D'autant qu'il affirme encore que «depuis son indépendance, l'Algérie a bâti un modèle politique et social auquel elle tient et ne veut sous aucun prétexte y renoncer». Il nuance encore une fois en soutenant que «préserver ce modèle a un coût qui jusque-là était supporté par l'exploitation des richesses naturelles qui ne pourront plus à l'avenir garantir sa pérennité, il nous faut donc chercher la croissance ailleurs, c'est-à-dire dans la sphère économique réelle là où l'entreprise publique ou privée est la clé de voûte».

Le nouveau modèle économique de croissance que le gouvernement veut faire valoir doit, dit le 1er ministre, «faire aboutir en bout de cycle, à des niveaux soutenables en matière d'équilibres des finances publiques». Il comprend, explique-t-il «des mesures pour consolider la justice sociale sans surcoûts économiques, réformer la fiscalité et mettre le budget au service de la croissance et du développement humain et durable». Le tout doit être orienté, précise Sellal «vers la réunion des conditions d'émergence d'une base productive et industrielle nationale modernes et compétitives à travers l'amélioration de l'environnement de l'entreprise et la promotion de la production nationale, en luttant ensemble contre ce qui bloque son épanouissement et en écartant les bureaucrates et les véreux». Il appelle à allier «vision stratégique, pragmatisme et responsabilité sociale et politique (?), égalité devant la loi, équilibre entre nos territoires, égalité de chances et équité dans l'application des normes et règlements (?).»

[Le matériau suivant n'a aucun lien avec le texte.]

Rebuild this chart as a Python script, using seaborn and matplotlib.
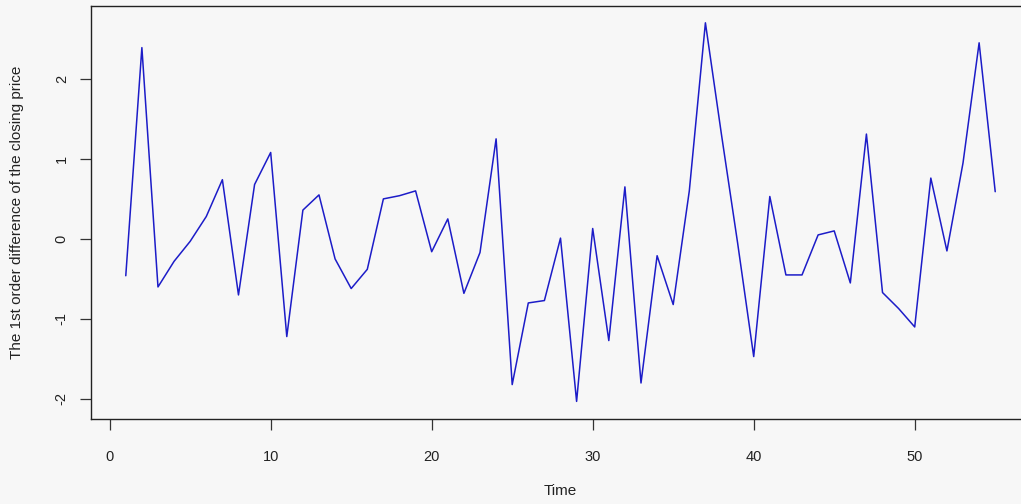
import matplotlib
matplotlib.use("Agg")
import matplotlib.pyplot as plt
import pandas as pd
import seaborn as sns

# time index and first-order differences
time = list(range(1, 56))
diff = [-0.46, 2.39, -0.60, -0.28, -0.03, 0.28, 0.74, -0.70, 0.68, 1.08,
        -1.22, 0.36, 0.55, -0.25, -0.62, -0.38, 0.50, 0.54, 0.60, -0.16,
        0.25, -0.68, -0.17, 1.25, -1.82, -0.80, -0.77, 0.01, -2.03, 0.13,
        -1.27, 0.65, -1.80, -0.21, -0.82, 0.60, 2.70, 1.30, -0.05, -1.47,
        0.53, -0.45, -0.45, 0.05, 0.10, -0.55, 1.31, -0.67, -0.87, -1.10,
        0.76, -0.15, 0.95, 2.45, 0.59]
x_ticks = [0, 10, 20, 30, 40, 50]
y_ticks = [-2, -1, 0, 1, 2]

df = pd.DataFrame({"Time": time, "diff": diff})

sns.set_style("ticks")
plt.rcParams['font.family'] = ["Liberation Sans", "DejaVu Sans"]

bg = "#f7f7f7"
fig = plt.figure(figsize=(10.21, 5.04), dpi=100, facecolor=bg)
W, H = 1021, 504
ax = fig.add_axes([91 / W, (H - 419) / H, (1030 - 91) / W, (419 - 6) / H])
ax.set_facecolor(bg)

sns.lineplot(data=df, x="Time", y="diff", color="#1c1cc8", linewidth=1.1, ax=ax)

ax.set_xlim(-1.16, 57.16)
ax.set_ylim(-2.25, 2.91)
ax.set_xticks(x_ticks)
ax.set_yticks(y_ticks)
ax.set_yticklabels([str(v) for v in y_ticks], rotation=90, va="center")
ax.tick_params(axis="both", length=8, width=0.9, color="#333333",
               labelsize=10.5, labelcolor="#222222")
ax.tick_params(axis="x", pad=14)
ax.tick_params(axis="y", pad=8)
for s in ax.spines.values():
    s.set_color("#222222")
    s.set_linewidth(1.0)

ax.set_xlabel("Time", fontsize=11, color="#222222", labelpad=15)
ax.set_ylabel("The 1st order difference of the closing price", fontsize=11,
              color="#222222", labelpad=22)

fig.savefig("out.png", dpi=100, facecolor=bg)
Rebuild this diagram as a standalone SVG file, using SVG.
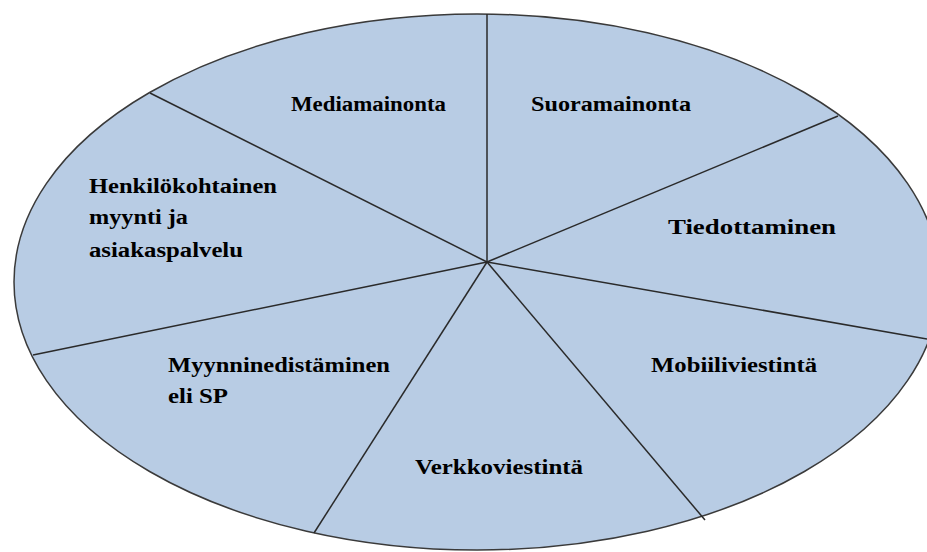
<svg xmlns="http://www.w3.org/2000/svg" width="927" height="552" viewBox="0 0 927 552">
<style>
.lbl{font-family:"Liberation Serif","Times New Roman",serif;font-weight:bold;font-size:20px;fill:#000}
.sp{stroke:#2a2a2a;stroke-width:1.5;fill:none}
</style>
<rect width="927" height="552" fill="#fff"/>
<g id="ellipse">
<ellipse cx="477" cy="282" rx="463" ry="268" fill="#b8cce4" stroke="#3a3a3a" stroke-width="1.5"/>
</g>
<g id="connectors">
<line class="sp" x1="487" y1="262" x2="487" y2="14"/>
<line class="sp" x1="487" y1="262" x2="150" y2="93"/>
<line class="sp" x1="487" y1="262" x2="33" y2="355"/>
<line class="sp" x1="487" y1="262" x2="314" y2="533"/>
<line class="sp" x1="487" y1="262" x2="705" y2="520"/>
<line class="sp" x1="487" y1="262" x2="927" y2="339"/>
<line class="sp" x1="487" y1="262" x2="838" y2="116"/>
</g>
<g id="mediamainonta"><text class="lbl" x="291" y="111" textLength="155" lengthAdjust="spacingAndGlyphs">Mediamainonta</text></g>
<g id="suoramainonta"><text class="lbl" x="531" y="111" textLength="160" lengthAdjust="spacingAndGlyphs">Suoramainonta</text></g>
<g id="henkilokohtainen"><text class="lbl" x="89" y="193" textLength="188" lengthAdjust="spacingAndGlyphs">Henkilökohtainen</text>
<text class="lbl" x="89" y="224" textLength="99" lengthAdjust="spacingAndGlyphs">myynti ja</text>
<text class="lbl" x="89" y="257" textLength="154" lengthAdjust="spacingAndGlyphs">asiakaspalvelu</text></g>
<g id="tiedottaminen"><text class="lbl" x="668" y="234" textLength="168" lengthAdjust="spacingAndGlyphs">Tiedottaminen</text></g>
<g id="mobiiliviestinta"><text class="lbl" x="651" y="372" textLength="166" lengthAdjust="spacingAndGlyphs">Mobiiliviestintä</text></g>
<g id="myynninedistaminen"><text class="lbl" x="168" y="372" textLength="222" lengthAdjust="spacingAndGlyphs">Myynninedistäminen</text>
<text class="lbl" x="168" y="403" textLength="60" lengthAdjust="spacingAndGlyphs">eli SP</text></g>
<g id="verkkoviestinta"><text class="lbl" x="415" y="474" textLength="168" lengthAdjust="spacingAndGlyphs">Verkkoviestintä</text></g>
</svg>
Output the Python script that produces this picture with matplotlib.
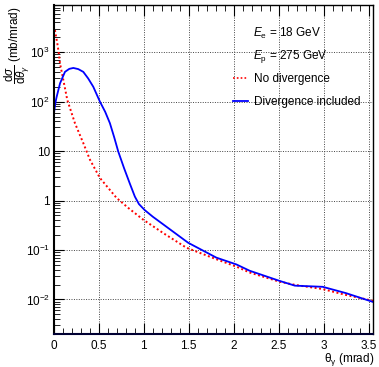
import matplotlib
matplotlib.use('Agg')
import matplotlib.pyplot as plt
from matplotlib.lines import Line2D
from matplotlib.ticker import FixedLocator, LogLocator, MultipleLocator, NullFormatter

plt.rcParams['font.family'] = ['Liberation Sans', 'DejaVu Sans']
plt.rcParams['mathtext.fontset'] = 'custom'
plt.rcParams['mathtext.rm'] = 'Liberation Sans'
plt.rcParams['mathtext.it'] = 'Liberation Sans:italic'
plt.rcParams['mathtext.bf'] = 'Liberation Sans:bold'

# No divergence (red dotted)
theta_nodiv = [0.01, 0.037, 0.05, 0.067, 0.104, 0.148, 0.233, 0.326, 0.4, 0.511, 0.696, 0.826,
               0.993, 1.215, 1.474, 1.807, 2.03, 2.178, 2.51, 2.696, 2.99, 3.25, 3.55]
xs_nodiv = [2800, 1500, 1050, 590, 273, 108, 36.7, 14.5, 6.7, 2.86, 1.13, 0.71,
            0.41, 0.22, 0.111, 0.065, 0.046, 0.035, 0.0228, 0.0195, 0.0162, 0.0123, 0.0094]

# Divergence included (blue solid)
theta_div = [0.0, 0.01, 0.02, 0.03, 0.067, 0.122, 0.17, 0.215, 0.27, 0.326, 0.38, 0.437,
             0.511, 0.57, 0.622, 0.67, 0.715, 0.78, 0.844, 0.9, 0.945,
             1.01, 1.1, 1.215, 1.493, 1.807, 2.03, 2.178, 2.511, 2.68, 2.99, 3.25, 3.55]
xs_div = [59, 80, 104, 126, 234, 400, 460, 480, 455, 400, 295, 200,
          100, 62, 36.7, 19, 9.8, 4.5, 2.2, 1.2, 0.85,
          0.64, 0.47, 0.33, 0.14, 0.070, 0.051, 0.038, 0.0237, 0.0190, 0.0180, 0.0134, 0.0089]

ytick_vals = [1e-2, 1e-1, 1, 10, 1e2, 1e3]
ytick_labels = ['$10^{-2}$', '$10^{-1}$', '1', '10', '$10^{2}$', '$10^{3}$']

W, H = 379, 367
fig = plt.figure(figsize=(W / 100, H / 100), dpi=100)
ax = fig.add_axes([54 / W, 1 - 334 / H, (373 - 54) / W, (334 - 5) / H])

ax.plot(theta_nodiv, xs_nodiv, color='#ff0000', lw=1.4, linestyle=(0, (1, 1.3)))
ax.plot(theta_div, xs_div, color='#0000ff', lw=1.3)

ax.set_yscale('log')
ax.set_xlim(0, 3.55)
ax.set_ylim(2e-3, 9e3)

ax.xaxis.set_minor_locator(MultipleLocator(0.1))
ax.set_xticks([0, 0.5, 1, 1.5, 2, 2.5, 3, 3.5])
ax.set_xticklabels(['0', '0.5', '1', '1.5', '2', '2.5', '3', '3.5'])
ax.yaxis.set_major_locator(FixedLocator(ytick_vals))
ax.set_yticklabels(ytick_labels)
ax.yaxis.set_minor_locator(LogLocator(base=10, subs=range(2, 10), numticks=20))
ax.yaxis.set_minor_formatter(NullFormatter())

ax.tick_params(axis='both', which='both', direction='in', labelsize=8.5, colors='black')
ax.tick_params(axis='x', which='major', length=8, top=True, pad=4)
ax.tick_params(axis='x', which='minor', length=4, top=True)
ax.tick_params(axis='y', which='major', length=7, right=False, pad=3)
ax.tick_params(axis='y', which='minor', length=4, right=False)

ax.grid(True, which='major', color='#444444', linestyle=(0, (1, 1.5)), lw=0.7)

for s in ax.spines.values():
    s.set_linewidth(1.0)
ax.spines['left'].set_linewidth(1.5)
ax.spines['bottom'].set_linewidth(1.5)
ax.spines['bottom'].set_color('#000033')

ax.set_ylabel(r'$\dfrac{\mathrm{d}\sigma}{\mathrm{d}\theta_{\gamma}}$ (mb/mrad)', fontsize=8.5, loc='top')
ax.yaxis.set_label_coords(-0.07, 0.995)
ax.set_xlabel(r'θ$_{\mathrm{\gamma}}$ (mrad)', fontsize=8.5, loc='right')
ax.xaxis.set_label_coords(1.004, -0.052)

# beam energies
fig.text(253 / W, 1 - 33 / H, r'$E_{\mathrm{e}}$ = 18 GeV', fontsize=8.5, va='center', ha='left')
fig.text(253 / W, 1 - 57 / H, r'$E_{\mathrm{p}}$ = 275 GeV', fontsize=8.5, va='center', ha='left')

handles = [
    Line2D([], [], color='#ff0000', lw=1.2, linestyle=(0, (1, 1.3))),
    Line2D([], [], color='#0000ff', lw=1.3),
]
labels = ['No divergence', 'Divergence included']
fig.legend(handles, labels, loc='upper left', bbox_to_anchor=(233 / W, 1 - 73 / H),
           frameon=False, fontsize=8.5, handlelength=1.3, handletextpad=0.45,
           labelspacing=0.95, borderpad=0, borderaxespad=0)

fig.savefig('out.png', dpi=100)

Stratégie économique à huis clos

Le 1er ministre fait ainsi de «l'obligation de justice sociale, une ligne directrice intangible dans l'action de l'exécutif» et précise-t-il encore, «c'est dans cet esprit que s'inscriront les aménagements législatifs à engager en matière de droit du travail et de retraite après l'atteinte du consensus au sein de la tripartite». Sellal appelle alors «toute la société à œuvrer de toutes ses forces pour accélérer encore plus cette dynamique vertueuse parce que désormais, le temps nous est compté». Il fera le serment que «votre pays est sûr et stable, il est souverain et maître de sa décision politique et économique (?), il traverse des difficultés économiques mais ne reniera jamais ses engagements envers les citoyens, il est engagé dans une formidable œuvre de renouveau national (?)».

Il a décidé que la présentation du nouveau schéma de croissance économique et le débat autour de son contenu se fassent à huis clos. Dans ce même huis clos, le ministre des Finances devait faire le point sur la situation financière du pays et celui de l'Industrie et des Mines devait faire connaître «les facilitations de l'investissement (défis et perspectives). Le ministre du Travail devait, pour sa part, présenter le nouveau régime de retraite. «Il s'agira de garantir à tous les travailleurs les mêmes droits sociaux sans privilèges indus ni exceptions dérogatoires, afin d'assurer la pérennité du système national de retraite basé, faut-il le rappeler, essentiellement sur la solidarité intergénérationnelle, ce qui nous recommande de mettre en œuvre des réformes justes,» a dit le 1er ministre.